Solar3GW analizi, Türkiye’nin enerjide dönüşüm kapasitesine dair önemli veriler içeriyor. 22 kömürle çalışan termik santralin toplamda 10.495 MW kurulu güce sahip olduğu belirtilirken, bu santrallere hizmet eden açık kömür ocaklarının güneş enerjisine dönüştürülmesi halinde 13.189 MW kapasiteye ulaşabileceği belirtiliyor. Bu, kömür alanlarının güneş enerjisi potansiyelinin şu anki termik santral kapasitesinden daha fazla olduğunu işaret ediyor.
Solar3GW’in analizine göre bu sahaların güneş enerjisi üretimine dahil edilmesi, yıllık 19.079 GWh elektrik üretimine katkıda bulunabilir. Bu enerji, Türkiye’de ortalama 6 milyon evin yıllık enerji ihtiyacını karşılamaya yetecek miktarda. Ancak bu dönüşüm sadece ekonomik değil, aynı zamanda çevresel bir getiri de sunmakta. Kömür sahalarının bu yolla dönüşümü, yıllık 12,4 milyon ton karbondioksit emisyonunun azaltılmasına olanak tanır. Akbelen’deki son gelişmeler, bu dönüşümün ne kadar gerçekçi olduğunu ve politik kararlılığın bu süreçte ne kadar kritik olduğunu gözler önüne seriyor.
Kömür madenleri ve termik santral işçileri ise Akbelen’de yaşanan olaylara tepki gösterdi. TES-İŞ Sendikası öncülüğünde bir araya gelen işçiler, maden ocaklarını işaret ederek ellerindeki istihdam kaynağını kaybetmek istemediklerine dair açıklama yaptılar. Kömür madenleri ve termik santraller, bu bölgede ekonomik aktivitenin ve istihdamın en önemli damarlarından biri. Bu bağlamda, yenilenebilir enerji sistemine geçiş, sosyo-ekonomik bir paradigma değişikliği olarak ele alınmalıdır.
Bu dönüşümün sürdürülebilir ve insancıl bir şekilde yönetilmesi, mevcut çalışanların mağduriyetini önlemek için kritik öneme sahiptir. Madenlerin ve santrallerin bölgede önemli bir istihdam kaynağı yarattığı göz ardı edilmez bir gerçek. Fakat bu geçişi sağlamak mümkün ve sistemli bir siyasi iradeyle uzun vadeli bir süreç gerçekleştirilebilir. Bunun örnekleri ise hem yukarıda bahsedilen Polonya’da hem de İspanya ve Bulgaristan gibi Türkiye ölçeğine uyabilecek ülkelerde yapıldı.
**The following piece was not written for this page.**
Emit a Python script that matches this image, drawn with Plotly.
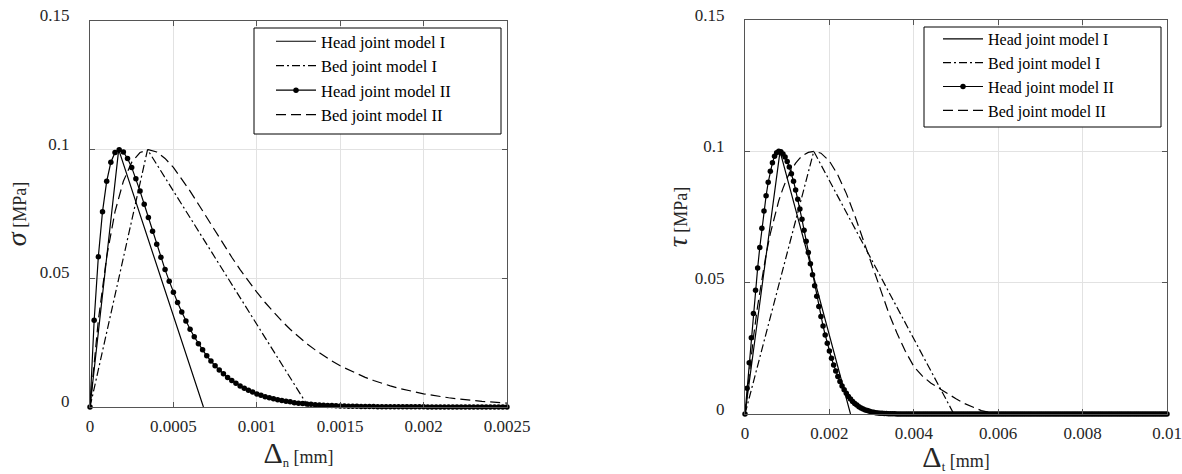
import plotly.graph_objects as go

FONT = "Liberation Serif"
TXT = "#262626"

# ---------------- data: normal direction (left panel) ----------------
# opening in 1e-6 mm
n_head_II_x = [0, 25, 50, 75, 100, 125, 150, 175, 200, 225,
               250, 275, 300, 325, 350, 375, 400, 425, 450, 475,
               500, 525, 550, 575, 600, 625, 650, 675, 700, 725,
               750, 775, 800, 825, 850, 875, 900, 925, 950, 975,
               1000, 1025, 1050, 1075, 1100, 1125, 1150, 1175, 1200, 1225,
               1250, 1275, 1300, 1325, 1350, 1375, 1400, 1425, 1450, 1475,
               1500, 1525, 1550, 1575, 1600, 1625, 1650, 1675, 1700, 1725,
               1750, 1775, 1800, 1825, 1850, 1875, 1900, 1925, 1950, 1975,
               2000, 2025, 2050, 2075, 2100, 2125, 2150, 2175, 2200, 2225,
               2250, 2275, 2300, 2325, 2350, 2375, 2400, 2425, 2450, 2475,
               2500]
n_head_II_y = [0, 0.0337, 0.0584, 0.0759, 0.0877, 0.0951, 0.0989, 0.1, 0.0991, 0.0966,
               0.0931, 0.0887, 0.0839, 0.0788, 0.0736, 0.0683, 0.0632, 0.0582, 0.0534, 0.0489,
               0.0446, 0.0406, 0.0369, 0.0334, 0.0302, 0.0273, 0.0246, 0.0222, 0.0199, 0.0179,
               0.0160, 0.0144, 0.0129, 0.0115, 0.0103, 0.0092, 0.0082, 0.0073, 0.0065, 0.0058,
               0.0051, 0.0046, 0.0040, 0.0036, 0.0032, 0.0028, 0.0025, 0.0022, 0.0020, 0.0017,
               0.0015, 0.0014, 0.0012, 0.0011, 0.0009, 0.0008, 0.0007, 0.0006, 0.0006, 0.0005,
               0.0004, 0.0004, 0.0003, 0.0003, 0.0003, 0.0002, 0.0002, 0.0002, 0.0002, 0.0001,
               0.0001, 0.0001, 0.0001, 0.0001, 0.0001, 0.0001, 0.0001, 0.0001, 0.0001, 0.0001,
               0.0001, 0, 0, 0, 0, 0, 0, 0, 0, 0,
               0, 0, 0, 0, 0, 0, 0, 0, 0, 0,
               0]
n_head_I_x = [0, 172, 680]
n_head_I_y = [0, 0.1, 0]
n_bed_I_x = [0, 345, 1310]
n_bed_I_y = [0, 0.1, 0]
n_bed_II_x = [0, 50, 100, 150, 200, 250, 300, 350, 400, 450,
              500, 550, 600, 650, 700, 750, 800, 850, 900, 950,
              1000, 1050, 1100, 1150, 1200, 1250, 1300, 1350, 1400, 1450,
              1500, 1550, 1600, 1650, 1700, 1750, 1800, 1850, 1900, 1950,
              2000, 2050, 2100, 2150, 2200, 2250, 2300, 2350, 2400, 2450,
              2500]
n_bed_II_y = [0, 0.0337, 0.0584, 0.0759, 0.0877, 0.0951, 0.0989, 0.1, 0.0991, 0.0966,
              0.0931, 0.0887, 0.0839, 0.0788, 0.0736, 0.0683, 0.0632, 0.0582, 0.0534, 0.0489,
              0.0446, 0.0406, 0.0369, 0.0334, 0.0302, 0.0273, 0.0246, 0.0222, 0.0199, 0.0179,
              0.0160, 0.0144, 0.0129, 0.0115, 0.0103, 0.0092, 0.0082, 0.0073, 0.0065, 0.0058,
              0.0051, 0.0046, 0.0040, 0.0036, 0.0032, 0.0028, 0.0025, 0.0022, 0.0020, 0.0017,
              0.0015]

# ---------------- data: tangential direction (right panel) ----------------
t_head_II_x = [0, 50, 100, 150, 200, 250, 300, 350, 400, 450,
               500, 550, 600, 650, 700, 750, 800, 850, 900, 950,
               1000, 1050, 1100, 1150, 1200, 1250, 1300, 1350, 1400, 1450,
               1500, 1550, 1600, 1650, 1700, 1750, 1800, 1850, 1900, 1950,
               2000, 2050, 2100, 2150, 2200, 2250, 2300, 2350, 2400, 2450,
               2500, 2550, 2600, 2650, 2700, 2750, 2800, 2850, 2900, 2950,
               3000, 3050, 3100, 3150, 3200, 3250, 3300, 3350, 3400, 3450,
               3500, 3550, 3600, 3650, 3700, 3750, 3800, 3850, 3900, 3950,
               4000, 4050, 4100, 4150, 4200, 4250, 4300, 4350, 4400, 4450,
               4500, 4550, 4600, 4650, 4700, 4750, 4800, 4850, 4900, 4950,
               5000, 5050, 5100, 5150, 5200, 5250, 5300, 5350, 5400, 5450,
               5500, 5550, 5600, 5650, 5700, 5750, 5800, 5850, 5900, 5950,
               6000, 6050, 6100, 6150, 6200, 6250, 6300, 6350, 6400, 6450,
               6500, 6550, 6600, 6650, 6700, 6750, 6800, 6850, 6900, 6950,
               7000, 7050, 7100, 7150, 7200, 7250, 7300, 7350, 7400, 7450,
               7500, 7550, 7600, 7650, 7700, 7750, 7800, 7850, 7900, 7950,
               8000, 8050, 8100, 8150, 8200, 8250, 8300, 8350, 8400, 8450,
               8500, 8550, 8600, 8650, 8700, 8750, 8800, 8850, 8900, 8950,
               9000, 9050, 9100, 9150, 9200, 9250, 9300, 9350, 9400, 9450,
               9500, 9550, 9600, 9650, 9700, 9750, 9800, 9850, 9900, 9950,
               10000]
t_head_II_y = [0, 0.0098, 0.0195, 0.0290, 0.0383, 0.0471, 0.0556, 0.0634, 0.0707, 0.0773,
               0.0831, 0.0882, 0.0924, 0.0957, 0.0981, 0.0995, 0.1, 0.0998, 0.0990, 0.0978,
               0.0961, 0.0940, 0.0915, 0.0886, 0.0853, 0.0818, 0.0780, 0.0741, 0.0700, 0.0658,
               0.0615, 0.0572, 0.0530, 0.0488, 0.0448, 0.0409, 0.0371, 0.0335, 0.0301, 0.0269,
               0.0240, 0.0212, 0.0187, 0.0164, 0.0143, 0.0124, 0.0107, 0.0092, 0.0079, 0.0067,
               0.0057, 0.0048, 0.0040, 0.0034, 0.0028, 0.0023, 0.0019, 0.0015, 0.0013, 0.0010,
               0.0008, 0.0007, 0.0005, 0.0004, 0.0003, 0.0003, 0.0002, 0.0002, 0.0001, 0.0001,
               0.0001, 0.0001, 0, 0, 0, 0, 0, 0, 0, 0,
               0, 0, 0, 0, 0, 0, 0, 0, 0, 0,
               0, 0, 0, 0, 0, 0, 0, 0, 0, 0,
               0, 0, 0, 0, 0, 0, 0, 0, 0, 0,
               0, 0, 0, 0, 0, 0, 0, 0, 0, 0,
               0, 0, 0, 0, 0, 0, 0, 0, 0, 0,
               0, 0, 0, 0, 0, 0, 0, 0, 0, 0,
               0, 0, 0, 0, 0, 0, 0, 0, 0, 0,
               0, 0, 0, 0, 0, 0, 0, 0, 0, 0,
               0, 0, 0, 0, 0, 0, 0, 0, 0, 0,
               0, 0, 0, 0, 0, 0, 0, 0, 0, 0,
               0, 0, 0, 0, 0, 0, 0, 0, 0, 0,
               0, 0, 0, 0, 0, 0, 0, 0, 0, 0,
               0]
t_head_I_x = [0, 830, 2500]
t_head_I_y = [0, 0.1, 0]
t_bed_I_x = [0, 1630, 4950]
t_bed_I_y = [0, 0.1, 0]
t_bed_II_x = [0, 100, 200, 300, 400, 500, 600, 700, 800, 900,
              1000, 1100, 1200, 1300, 1400, 1500, 1600, 1650, 1800, 2000,
              2200, 2400, 2600, 2800, 3000, 3200, 3400, 3600, 3800, 4000,
              4200, 4400, 4600, 4800, 5000, 5200, 5400, 5600, 5800, 6000,
              6200, 8000, 10000]
t_bed_II_y = [0, 0.0155, 0.0292, 0.0412, 0.0517, 0.0608, 0.0687, 0.0754, 0.0812, 0.0859,
              0.0899, 0.0930, 0.0955, 0.0974, 0.0987, 0.0996, 0.0999, 0.1, 0.0993, 0.0963,
              0.0910, 0.0840, 0.0756, 0.0664, 0.0568, 0.0475, 0.0387, 0.0308, 0.0239, 0.0181,
              0.0145, 0.0118, 0.0097, 0.0078, 0.0058, 0.0040, 0.0025, 0.0013, 0.0006, 0.0002,
              0, 0, 0]

legend_names = ["Head joint model I", "Bed joint model I",
                "Head joint model II", "Bed joint model II"]

SCALE = 1e-6  # data above stored in 1e-6 mm


def mm(v):
    return [a * SCALE for a in v]


fig = go.Figure()


def add_set(xa, ya, leg, series):
    for name, x, y, dash, mark in series:
        fig.add_trace(go.Scatter(
            x=mm(x), y=y, name=name, xaxis=xa, yaxis=ya, legend=leg,
            legendgroup=leg + name,
            mode="lines+markers" if mark else "lines",
            line=dict(color="black", width=1.2, dash=dash),
            marker=dict(color="black", size=5.5) if mark else None,
            cliponaxis=False,
        ))


DASHDOT = "8px,3px,2px,3px"
DASH = "10px,5px"

add_set("x", "y", "legend", [
    (legend_names[0], n_head_I_x, n_head_I_y, "solid", False),
    (legend_names[1], n_bed_I_x, n_bed_I_y, DASHDOT, False),
    (legend_names[2], n_head_II_x, n_head_II_y, "solid", True),
    (legend_names[3], n_bed_II_x, n_bed_II_y, DASH, False),
])
add_set("x2", "y2", "legend2", [
    (legend_names[0], t_head_I_x, t_head_I_y, "solid", False),
    (legend_names[1], t_bed_I_x, t_bed_I_y, DASHDOT, False),
    (legend_names[2], t_head_II_x, t_head_II_y, "solid", True),
    (legend_names[3], t_bed_II_x, t_bed_II_y, DASH, False),
])

W, H = 1182, 474


def px_x(p):
    return p / W


def px_y(p):
    return 1 - p / H


axis_common = dict(
    showline=True, linecolor="#555555", linewidth=1, mirror="allticks",
    ticks="inside", ticklen=5, tickcolor="#555555",
    showgrid=True, gridcolor="#e2e2e2", gridwidth=1, zeroline=False,
    automargin=False,
    tickfont=dict(family=FONT, size=17, color=TXT),
)

y_ticks = [0, 0.05, 0.1, 0.15]
y_text = ["0", "0.05", "0.1", "0.15"]
xn_ticks = [0, 0.0005, 0.001, 0.0015, 0.002, 0.0025]
xn_text = ["0", "0.0005", "0.001", "0.0015", "0.002", "0.0025"]
xt_ticks = [0, 0.002, 0.004, 0.006, 0.008, 0.01]
xt_text = ["0", "0.002", "0.004", "0.006", "0.008", "0.01"]

title_font = dict(family=FONT, size=18, color=TXT)

fig.update_layout(
    width=W, height=H, autosize=False,
    margin=dict(l=0, r=0, t=0, b=0, autoexpand=False),
    paper_bgcolor="white", plot_bgcolor="white",
    font=dict(family=FONT, color=TXT),
    xaxis=dict(axis_common, domain=[px_x(90), px_x(507)], range=[0, 0.0025],
               tickvals=xn_ticks, ticktext=xn_text, anchor="y",
               ticklabelstandoff=4,
               title=dict(text='<span style="font-size:30px">Δ</span><sub>n</sub> [mm]',
                          font=title_font, standoff=8)),
    yaxis=dict(axis_common, domain=[px_y(407), px_y(21)], range=[0, 0.15],
               tickvals=y_ticks, ticktext=y_text, anchor="x",
               ticklabelstandoff=16, ticklabelshift=-6,
               title=dict(text='<span style="font-size:28px"><i>σ</i></span> [MPa]',
                          font=title_font, standoff=8)),
    xaxis2=dict(axis_common, domain=[px_x(745), px_x(1167)], range=[0, 0.01],
                tickvals=xt_ticks, ticktext=xt_text, anchor="y2",
                ticklabelstandoff=4,
                title=dict(text='<span style="font-size:30px">Δ</span><sub>t</sub> [mm]',
                           font=title_font, standoff=8)),
    yaxis2=dict(axis_common, domain=[px_y(414), px_y(20)], range=[0, 0.15],
                tickvals=y_ticks, ticktext=y_text, anchor="x2",
                ticklabelstandoff=16, ticklabelshift=-5,
                title=dict(text='<span style="font-size:28px"><i>τ</i></span> [MPa]',
                           font=title_font, standoff=2)),
    legend=dict(x=px_x(271), y=px_y(24), xanchor="left", yanchor="top",
                bgcolor="rgba(0,0,0,0)", borderwidth=0,
                font=dict(family=FONT, size=16.5, color="black"),
                tracegroupgap=0, itemwidth=40),
    legend2=dict(x=px_x(938), y=px_y(22), xanchor="left", yanchor="top",
                 bgcolor="rgba(0,0,0,0)", borderwidth=0,
                 font=dict(family=FONT, size=16, color="black"),
                 tracegroupgap=0, itemwidth=40),
    shapes=[
        dict(type="rect", xref="paper", yref="paper", layer="above",
             x0=px_x(254), x1=px_x(501), y0=px_y(134), y1=px_y(28),
             line=dict(color="black", width=1), fillcolor="white"),
        dict(type="rect", xref="paper", yref="paper", layer="above",
             x0=px_x(924), x1=px_x(1161), y0=px_y(127), y1=px_y(27),
             line=dict(color="black", width=1), fillcolor="white"),
    ],
)

fig.write_html("out.html")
Adil geçiş için mevcut işgücünün yenilenebilir enerji sektöründeki yeniden rol tanımı oldukça önemli. Bu, özelleştirilmiş eğitim ve meslek edindirme programlarıyla mümkün. Bu programlar, çalışanların sektörel ihtiyaçlara göre donatılmasını sağlıyor. Ayrıca, dönüşüm sürecini desteklemek için mali teşviklerin ve desteklerin sunulması kritik öneme sahip. Böyle bir yaklaşım, sektör değişikliği nedeniyle gelir kaybı yaşayan bireyler için geçici bir güvence oluşturabilir.
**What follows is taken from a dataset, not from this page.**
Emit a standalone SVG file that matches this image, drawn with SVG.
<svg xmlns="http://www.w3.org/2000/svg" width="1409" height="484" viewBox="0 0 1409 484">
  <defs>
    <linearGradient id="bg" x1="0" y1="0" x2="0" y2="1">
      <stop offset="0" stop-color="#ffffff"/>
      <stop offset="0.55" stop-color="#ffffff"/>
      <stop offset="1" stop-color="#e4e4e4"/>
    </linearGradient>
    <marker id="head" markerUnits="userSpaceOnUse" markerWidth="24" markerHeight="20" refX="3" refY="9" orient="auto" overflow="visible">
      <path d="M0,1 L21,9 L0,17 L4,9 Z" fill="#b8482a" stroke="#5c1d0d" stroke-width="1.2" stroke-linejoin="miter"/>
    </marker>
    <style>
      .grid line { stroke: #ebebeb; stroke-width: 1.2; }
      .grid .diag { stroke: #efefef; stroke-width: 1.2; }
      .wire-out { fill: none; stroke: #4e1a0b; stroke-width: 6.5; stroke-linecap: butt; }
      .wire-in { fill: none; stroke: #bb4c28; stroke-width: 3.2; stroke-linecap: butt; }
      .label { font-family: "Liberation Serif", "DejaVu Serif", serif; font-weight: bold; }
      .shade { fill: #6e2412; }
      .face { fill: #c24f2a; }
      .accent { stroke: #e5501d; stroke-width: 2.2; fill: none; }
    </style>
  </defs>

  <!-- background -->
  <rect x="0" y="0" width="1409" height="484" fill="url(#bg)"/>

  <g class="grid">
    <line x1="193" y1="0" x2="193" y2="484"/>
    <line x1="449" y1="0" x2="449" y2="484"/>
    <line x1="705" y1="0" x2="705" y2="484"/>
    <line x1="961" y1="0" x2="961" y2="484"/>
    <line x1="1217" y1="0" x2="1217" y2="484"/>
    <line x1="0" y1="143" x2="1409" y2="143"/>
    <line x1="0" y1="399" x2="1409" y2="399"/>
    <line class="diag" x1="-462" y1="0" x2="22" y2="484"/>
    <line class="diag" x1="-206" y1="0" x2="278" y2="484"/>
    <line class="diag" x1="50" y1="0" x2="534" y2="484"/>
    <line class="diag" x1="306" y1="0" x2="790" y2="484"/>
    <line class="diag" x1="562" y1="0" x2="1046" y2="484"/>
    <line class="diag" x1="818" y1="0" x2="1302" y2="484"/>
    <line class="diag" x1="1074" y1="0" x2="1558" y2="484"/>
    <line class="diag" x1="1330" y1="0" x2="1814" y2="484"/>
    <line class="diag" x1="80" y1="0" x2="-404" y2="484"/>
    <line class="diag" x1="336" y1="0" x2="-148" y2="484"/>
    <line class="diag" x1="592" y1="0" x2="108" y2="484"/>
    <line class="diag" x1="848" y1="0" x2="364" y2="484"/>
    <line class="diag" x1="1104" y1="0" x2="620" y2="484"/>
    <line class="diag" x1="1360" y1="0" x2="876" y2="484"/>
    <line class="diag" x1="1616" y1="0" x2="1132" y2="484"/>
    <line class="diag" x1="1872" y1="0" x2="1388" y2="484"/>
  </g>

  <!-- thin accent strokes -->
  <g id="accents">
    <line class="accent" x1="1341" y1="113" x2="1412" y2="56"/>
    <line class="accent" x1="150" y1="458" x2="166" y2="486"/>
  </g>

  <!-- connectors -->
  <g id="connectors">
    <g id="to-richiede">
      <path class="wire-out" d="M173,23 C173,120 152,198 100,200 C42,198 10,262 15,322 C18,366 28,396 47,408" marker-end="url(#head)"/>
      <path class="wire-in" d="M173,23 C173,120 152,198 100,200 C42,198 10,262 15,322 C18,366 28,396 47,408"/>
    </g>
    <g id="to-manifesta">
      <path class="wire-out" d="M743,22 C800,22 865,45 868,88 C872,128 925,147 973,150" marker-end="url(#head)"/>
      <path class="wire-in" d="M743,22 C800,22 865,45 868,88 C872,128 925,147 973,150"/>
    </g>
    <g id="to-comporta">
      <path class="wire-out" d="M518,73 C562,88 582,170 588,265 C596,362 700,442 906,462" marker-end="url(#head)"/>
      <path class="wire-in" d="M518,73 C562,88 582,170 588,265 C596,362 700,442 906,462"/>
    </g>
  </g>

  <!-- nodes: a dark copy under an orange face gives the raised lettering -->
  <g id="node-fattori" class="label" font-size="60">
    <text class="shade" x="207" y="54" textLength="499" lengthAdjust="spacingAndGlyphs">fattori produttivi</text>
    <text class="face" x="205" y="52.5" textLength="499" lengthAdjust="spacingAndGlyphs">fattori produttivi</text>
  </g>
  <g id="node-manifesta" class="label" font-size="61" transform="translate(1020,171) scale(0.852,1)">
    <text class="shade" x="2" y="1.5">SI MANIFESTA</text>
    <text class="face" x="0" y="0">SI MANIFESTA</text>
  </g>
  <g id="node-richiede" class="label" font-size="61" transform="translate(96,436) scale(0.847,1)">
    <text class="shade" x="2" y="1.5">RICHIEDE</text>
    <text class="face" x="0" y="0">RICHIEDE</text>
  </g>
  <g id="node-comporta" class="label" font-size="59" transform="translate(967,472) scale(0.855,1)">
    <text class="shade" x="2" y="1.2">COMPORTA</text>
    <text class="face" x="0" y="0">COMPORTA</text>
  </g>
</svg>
Sektörel dönüşüm, kömür madenleri ve termik santrallerin kademeli olarak devre dışı bırakılmasını gerektirecektir. Bu süreç, çalışanların yeni iş olanaklarına uyum sağlamaları için yeterli zamanı garantilemek adına planlı ve aşamalı bir şekilde uygulanmalıdır. Yenilenebilir enerji projeleri, yerel toplulukların katılımıyla birlikte planlandığı taktirde de artı katma değer sağlayacaktır. Bu, hem yerel halkın dönüşüme aktif katılımını teşvik eder hem de projelerin bölgesel ihtiyaçlara daha duyarlı olmasını sağlar. Sosyal güvence haklarının korunması, çalışanların bu dönüşüm sürecinde sosyo-ekonomik güvencesini sağlamada hayati bir role sahiptir. Avrupa örneğindeki bu bütüncül yaklaşımlarda emeklilik, sağlık ve diğer sosyal haklara erişimin önündeki kısıtlar kalkıyor.
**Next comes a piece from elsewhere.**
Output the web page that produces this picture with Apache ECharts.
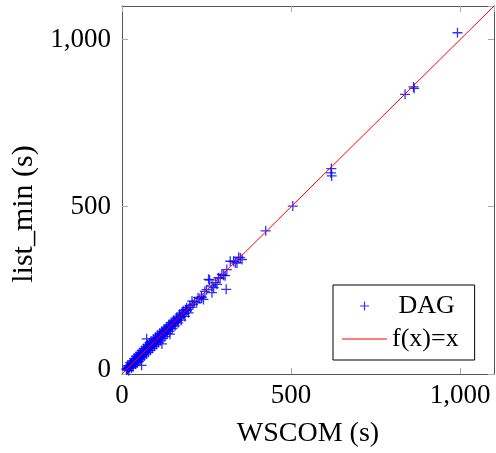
<!DOCTYPE html>
<html><head><meta charset="utf-8">
<script src="https://cdn.jsdelivr.net/npm/echarts@6/dist/echarts.min.js"></script>
<style>html,body{margin:0;padding:0;background:#fff}#c{width:496px;height:453px}</style>
</head><body><div id="c"></div>
<script>
const xTicks = [0, 500, 1000];
const yTicks = [0, 500, 1000];
const dagPoints = [
[13,15],[14,12],[15,17],[16,14],[17,16],[18,20],[19,17],[20,22],[21,19],[22,24],[23,21],[24,23],[25,28],[26,24],[27,25],[28,31],[29,27],[30,29],[31,34],[32,30],[33,31],[34,37],[35,33],[36,35],[37,40],[38,36],[39,38],[40,44],[41,39],[42,40],[43,46],[44,42],[45,43],[46,49],[47,45],[48,47],[49,52],[50,48],[51,50],[52,55],[53,51],[54,52],[55,58],[56,54],[57,55],[58,26],[58,62],[59,57],[60,59],[62,65],[63,60],[64,62],[65,68],[66,64],[67,66],[68,72],[69,66],[70,69],[72,76],[73,105],[73,70],[74,72],[75,79],[76,74],[78,76],[79,83],[80,78],[82,80],[83,87],[84,81],[85,84],[87,91],[88,85],[90,88],[91,95],[92,89],[94,92],[95,99],[96,93],[98,96],[100,104],[101,97],[103,100],[104,108],[106,103],[108,106],[110,114],[111,107],[113,110],[115,119],[116,112],[118,90],[118,116],[120,124],[122,118],[124,121],[126,130],[128,124],[130,127],[132,136],[134,130],[136,133],[138,142],[140,137],[142,119],[142,146],[144,141],[146,143],[148,152],[150,146],[152,150],[155,158],[157,154],[160,157],[162,166],[165,161],[168,165],[170,174],[173,169],[176,172],[178,183],[182,179],[185,181],[188,192],[192,189],[195,193],[200,204],[203,199],[207,218],[210,208],[215,217],[221,213],[225,228],[230,226],[235,232],[236,228],[241,223],[245,247],[250,252],[256,283],[259,281],[266,263],[266,243],[271,258],[276,273],[281,268],[285,288],[290,286],[295,298],[300,295],[305,294],[308,253],[310,312],[320,337],[330,337],[335,332],[340,332],[345,349],[350,347],[355,342],[425,428],[505,502],[619,614],[618,601],[620,592],[837,836],[864,854],[862,858],[992,1020],
[16,25],[20,10],[24,34],[28,18],[30,40],[33,22],[36,46],[40,29],[42,53],[45,33],[48,59],[50,38],[53,64],[55,44],[58,70],[61,49],[64,76],[66,54],[70,82],[72,60],[75,88],[78,65],[81,93],[84,71],[86,98],[90,77],[93,104],[96,83],[99,110],[102,88],[105,116],[108,94],[111,121],[114,100],[117,127],[121,106],[124,134],[127,112],[131,140],[134,121],[138,147],[141,128],[145,154],[149,136],[153,161],[157,144],[162,170],[166,153],[171,179],[175,161],[181,189],[186,172],[191,198],[197,183]
];
const identityLine = [[0,0],[1100,1100]];

const font = 'Liberation Serif';
const fmt = v => v === 0 ? '0' : String(v).replace(/\B(?=(\d{3})+(?!\d))/g, ',');
const plus = 'path://M4.35,0h1.3v4.35h4.35v1.3h-4.35v4.35h-1.3v-4.35h-4.35v-1.3h4.35z';
const lineIcon = 'path://M0,0h45v1h-45z';
const chart = echarts.init(document.getElementById('c'), null, {renderer:'canvas'});
const axisLine = {show:true, onZero:false, lineStyle:{color:'#555', width:1}};
const axisTick = {show:true, inside:true, length:6, lineStyle:{color:'#aaa', width:1}};
chart.setOption({
  animation:false,
  grid:{left:122, top:6, width:372, height:371, containLabel:false},
  legend:{
    orient:'vertical', left:333, top:285,
    padding:[8,16,8,9], itemGap:7,
    backgroundColor:'#fff', borderColor:'#000', borderWidth:1,
    itemWidth:45, itemHeight:9,
    textStyle:{fontFamily:font, fontSize:26, lineHeight:26, color:'#000'},
    formatter: n => n === 'DAG' ? ' DAG' : n,
    data:[{name:'DAG', icon:plus},{name:'f(x)=x', icon:lineIcon}]
  },
  xAxis:[{
    type:'value', min:0, max:1100, interval:500,
    name:'WSCOM (s)', nameLocation:'middle', nameGap:46,
    nameTextStyle:{fontFamily:font, fontSize:28, color:'#000'},
    axisLine, axisTick, splitLine:{show:false},
    axisLabel:{fontFamily:font, fontSize:27, color:'#000', margin:8, formatter:fmt, showMaxLabel:false}
  },{
    type:'value', position:'top', min:0, max:1100, interval:500,
    axisLine, axisTick, splitLine:{show:false}, axisLabel:{show:false}
  }],
  yAxis:[{
    type:'value', min:0, max:1100, interval:500,
    name:'list_min (s)', nameLocation:'middle', nameGap:80,
    nameTextStyle:{fontFamily:font, fontSize:30, color:'#000', padding:[0,48,0,0]},
    axisLine, axisTick, splitLine:{show:false},
    axisLabel:{fontFamily:font, fontSize:27, color:'#000', margin:11, showMaxLabel:false,
      formatter: v => v === 0 ? '{z|0}' : fmt(v),
      rich:{z:{fontFamily:font, fontSize:27, color:'#000', padding:[0,0,9,0]}}}
  },{
    type:'value', position:'right', min:0, max:1100, interval:500,
    axisLine, axisTick, splitLine:{show:false}, axisLabel:{show:false}
  }],
  series:[{
    name:'DAG', type:'scatter', data:dagPoints, symbol:plus, symbolSize:10,
    itemStyle:{color:'#0000ff'}, clip:true
  },{
    name:'f(x)=x', type:'line', data:identityLine, symbol:'none',
    lineStyle:{color:'#ff0000', width:1}, itemStyle:{color:'#ff0000'}, z:3
  }]
});
</script></body></html>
Sonuç olarak, kömür madenleri ve termik santrallerin dönüşümü, sadece teknolojik veya ekonomik bir mesele değil, aynı zamanda sosyal bir meseledir. Bu dönüşüm, tüm paydaşların -devlet, özel sektör, sivil toplum ve hatta uluslararası kuruluşlar- kapsamlı bir işbirliği ve diyalog içinde olduğu bir yönetim anlayışına ihtiyaç duyuyor. Akbelen, Türkiye’de kalkınma ve çevrenin karşı karşıya geldiği ilk vaka değil muhtemelen son da olmayacak. Zira, Türkiye’nin mevcut ekonomik koşulları değerlendirildiğinde kalkınmaya dair çok daha radikal kararlar vermesi gerekebilir. Ülkemizin hem Avrupa Yeşil Mutabakatı’nı gözetmesi hem de küresel enerji dönüşümünü takip etmesi uluslararası sisteme entegre olabilmesi için elzem.